Here’s how (systemic) racism works.
African people were taken from their homes and brought to what would become the United States to be enslaved, where they’re severely punished for learning to read and write—because an education liberates both the mind and body. Upon their emancipation from enslavement, laws forced them to attend schools with lackluster resources, housed within inferior buildings.
Upon winning the right to an equality of facilities and access, Black students were made to assimilate into majority white schools. Schools with predominantly white teachers, support staff, and administrators, the vast majority of whom were anti-Black. This, because Black schools were closed and Black educators—many with master’s degrees and doctorates teaching K-12 because they couldn’t work anywhere else—were fired.
Anti-Black racism permeated the education of Black children. This included racist presuppositions about their intelligence, a lack of Black teachers, culturally incompetent instructional and assessment methodologies, and disproportionately applied punitive discipline measures. Due to these things, Black students performed worse than their peers of other racial and ethnic groups, across grade levels and schools.
To “support” improved performance, policymakers mandated that schools be treated like businesses, and assessment scores, specifically, statewide tests, began to resemble profit goals. They placed unrealistic expectations on students, including learning to read by kindergarten, reduced bathroom breaks, and the end of recess, along with 1 to 2 hours of language arts and math instruction, with rote memorization as the chief strategy.
Diagnosing children with behavioral challenges became incentivized by more funding for “support,” as well as the intended consequence of a “calm” learning environment improving overall scores. After all this, Black students still “perform” worse than their peers, continue to be disciplined disproportionately, are disproportionately diagnosed for behavioral disorders, and thus struggle with mental health challenges.
None of this includes the work done to remove Black history from classrooms and curricula.
So, when someone asks, “Are the children well?” the answer is “hell no” when it comes to Black children. Public schools are white institutional spaces and therefore never had the best interest of Black children in mind. They still don’t, and that’s true for both private and charter schools, unless they are governed, administered, and instructed by Black educators.
Jia Lynn Yang of the New York Times wrote an article examining the struggles of K-12 students as a result of the changing expectations of school, causing more anxiety, mental health concerns, and behavioral and disorder diagnoses that create high-stress circumstances for students in school.
El-Hajj Malik El-Shabazz once said, “Only a fool would let his enemy educate his children.” It is certainly easy to say that Black people have been foolish since emancipation from enslavement. Still, the context of Black education has always come under the authority of the white power structure, if for no other reason than because our liberation never came with land.

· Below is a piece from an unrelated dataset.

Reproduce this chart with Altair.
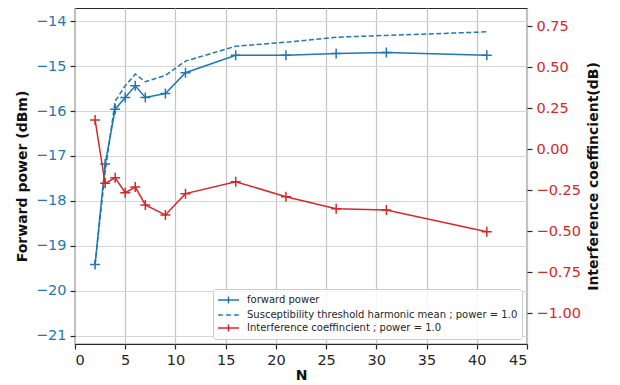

Unlike our kinfolk throughout the diaspora, where independence movements saw the colonizer kicked out, ours wasn’t an independence movement but a liberation movement within the nation that oppressed us.
Thus, we sought freedom to be rather than freedom to be a nation.
A consequence of that reality is that Black education has relied upon public dollars to pay for our education, and when in the hands of an anti-Black racist power structure that facilitated the end of the first attempt at a multiracial democracy, it is no surprise that systemic racism maintains its lineage in Black education dating back to the birth of a nation.
In his book American Grammar: Race, Education and the Building of a Nation, Dr. Jarvis Givens shows that the system of public education was organized around the exploitation and control of Black (and Indigenous) people. Inequality has always been a defining feature. Black literacy was policed to the extent that it wouldn’t become a tool of liberation during enslavement.
The legacy of this history sadly shapes contemporary schooling, whereby Black children constantly test low, if not at the bottom of standardized tests for reading across grades when compared to other racial student groups. The other realities of systemic racism compounded upon that legacy have done a lot of harm to Black children that public schools are ill equipped or unwilling to repair over time.
But what do we do now, knowing what we know about the education of our community in America?
It’s unrealistic to think we can divest ourselves from public schools, lacking a plan and process to gather the fiscal resources and the community resolve to educate ourselves formally. Or is it? Black parents have divested their children from schools, choosing to teach them at home, now more than ever before. Maybe we don’t need a massive system of schools for Black children to be educated through, where leaders must be chosen, a curriculum must be developed and piloted, funds must be collected, and sustainability plans created.
Perhaps we can adopt the idea in education, as we do within the community, that we are all leaders and that we create our own Freedom schools where we can affirm and cultivate Black genius through education. It starts with a Saturday school at your home with your children or children in the neighborhood. From there, it can build into schooling every day after school and then during the school day as its own place of learning.
This could happen in every community where Black people breathe.
This isn’t a solution for tomorrow, but a long-term one. COVID was a chance for Black parents to divert from public schools to protect their children from the harm caused by the school environment. We shouldn’t wait for another pandemic or disaster to make more of us leave public schools and create our own learning spaces for our children. Just as many enslaved communities formed their own schools to teach one another, we can do the same. Instead of asking why, ask why not?
Otherwise, we can continue to watch and experience systemic racism work on us. I’d like to think that we’d much rather work over systemic racism.